SNPs2ChIP: Latent Factors of ChIP-seq to infer functions of non-coding SNPs
Nov 1, 2018
·
1 min read
Abstract
Genetic variations of the human genome are linked to many disease phenotypes. While whole-genome sequencing and genome-wide association studies (GWAS) have uncovered a number of genotype-phenotype associations, their functional interpretation remains challenging given most single nucleotide polymorphisms (SNPs) fall into the non-coding region of the genome.
Genetic variations of the human genome are linked to many disease phenotypes. While
whole-genome sequencing and genome-wide association studies (GWAS) have uncovered a
number of genotype-phenotype associations, their functional interpretation remains
challenging given most single nucleotide polymorphisms (SNPs) fall into the non-coding
region of the genome. Advances in chromatin immunoprecipitation sequencing (ChIP-seq)
have made large-scale repositories of epigenetic data available, allowing investigation
of coordinated mechanisms of epigenetic markers and transcriptional regulation and their
influence on biological function. To address this, we propose SNPs2ChIP, a method to
infer biological functions of non-coding variants through unsupervised statistical
learning methods applied to publicly-available epigenetic datasets. We systematically
characterized latent factors by applying singular value decomposition to ChIP-seq tracks
of lymphoblastoid cell lines, and annotated the biological function of each latent
factor using the genomic region enrichment analysis tool. Using these annotated latent
factors as reference, we developed SNPs2ChIP, a pipeline that takes genomic region(s)
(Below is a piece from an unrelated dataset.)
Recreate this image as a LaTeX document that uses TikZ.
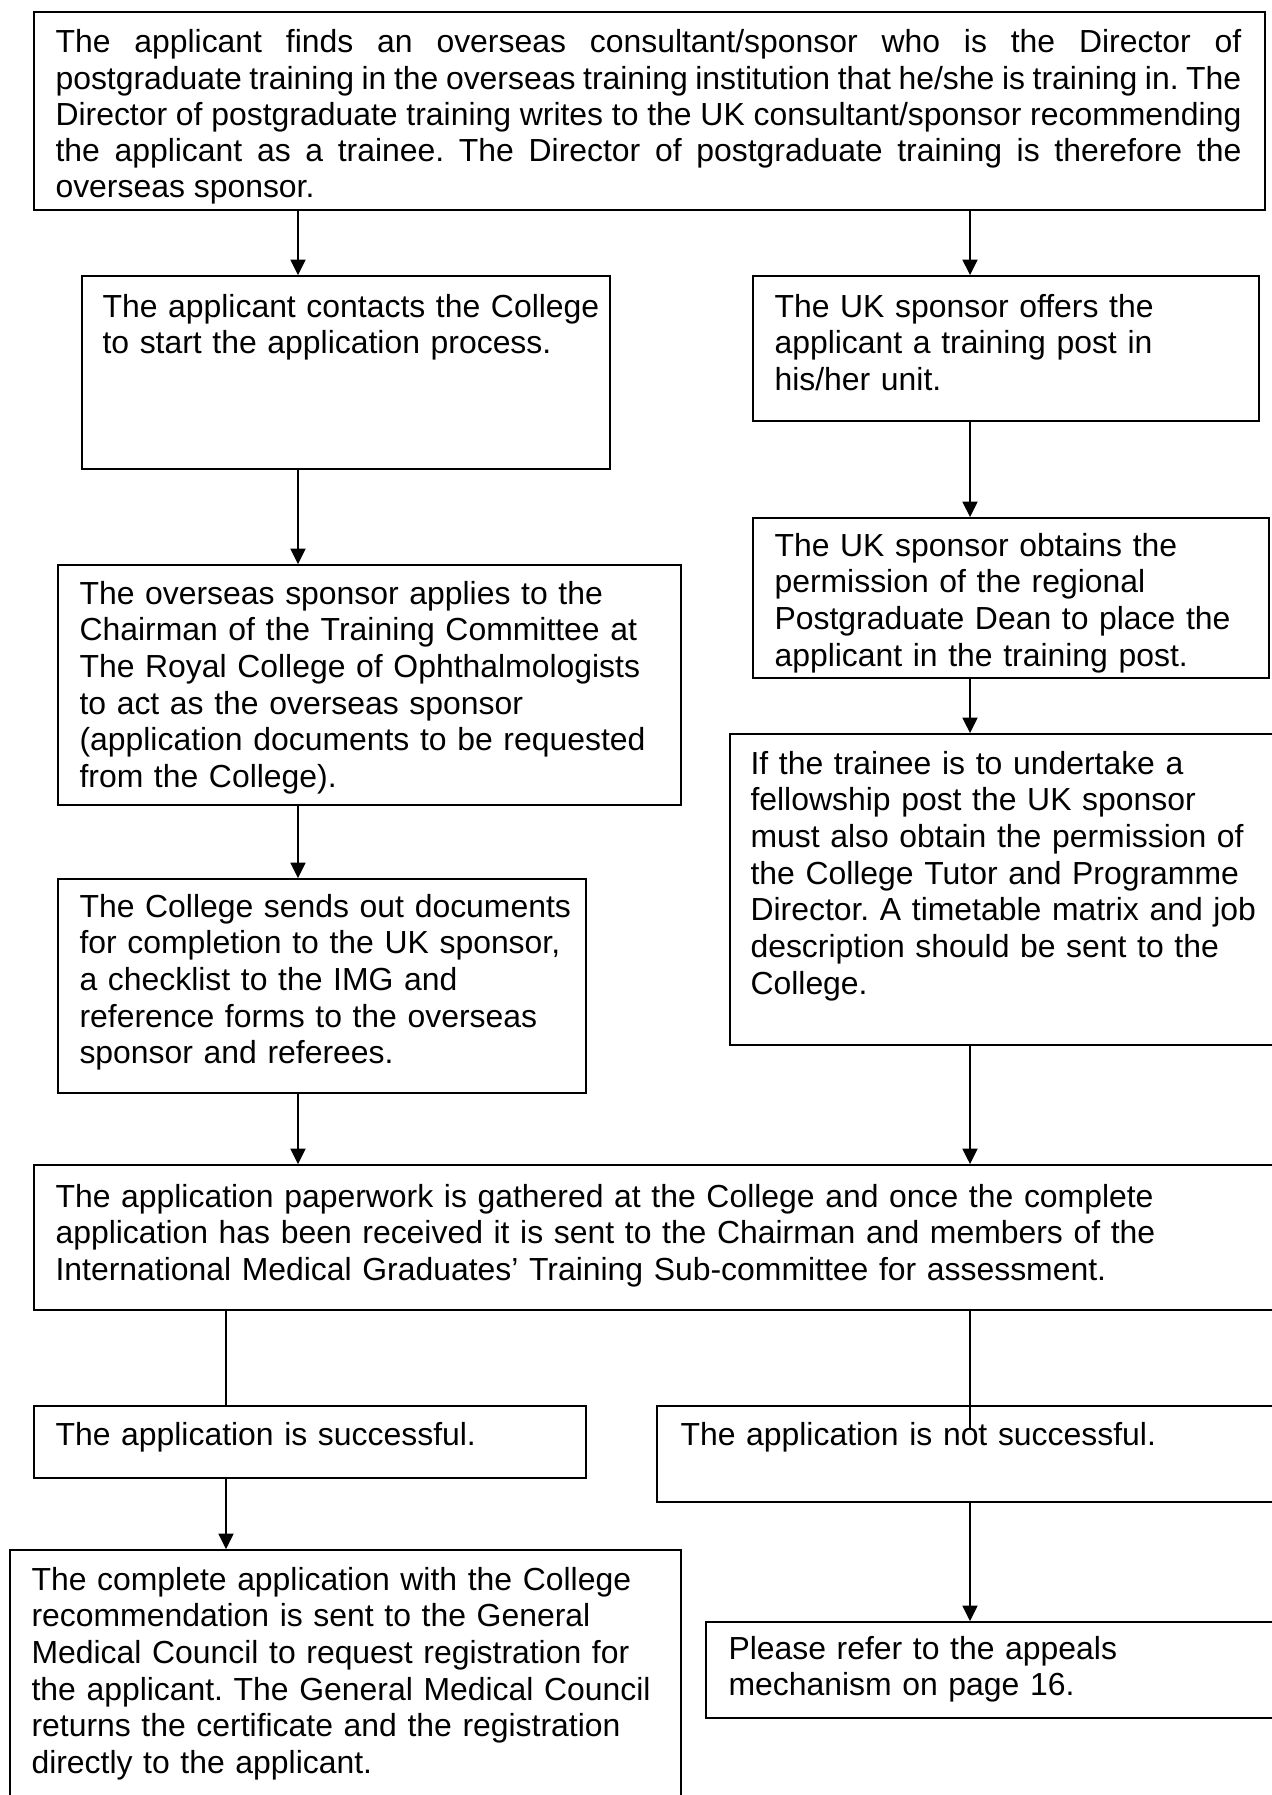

as an input, identifies the relevant latent factors with quantitative scores, and
returns them along with their inferred functions. As a case study, we focused on
systemic lupus erythematosus and demonstrated our method’s ability to infer relevant
biological function. We systematically applied SNPs2ChIP on publicly available
datasets, including known GWAS associations from the GWAS catalogue and ChIP-seq peaks
from a previously published study. Our approach to leverage latent patterns across
genome-wide epigenetic datasets to infer the biological function will advance
understanding of the genetics of human diseases by accelerating the interpretation of
non-coding genomes.
Type
Publication
Published in Pacific Symposium on Biocomputing, 2018
We propose SNPs2ChIP, a method to infer biological functions of non-coding variants through unsupervised statistical learning methods applied to publicly-available epigenetic datasets.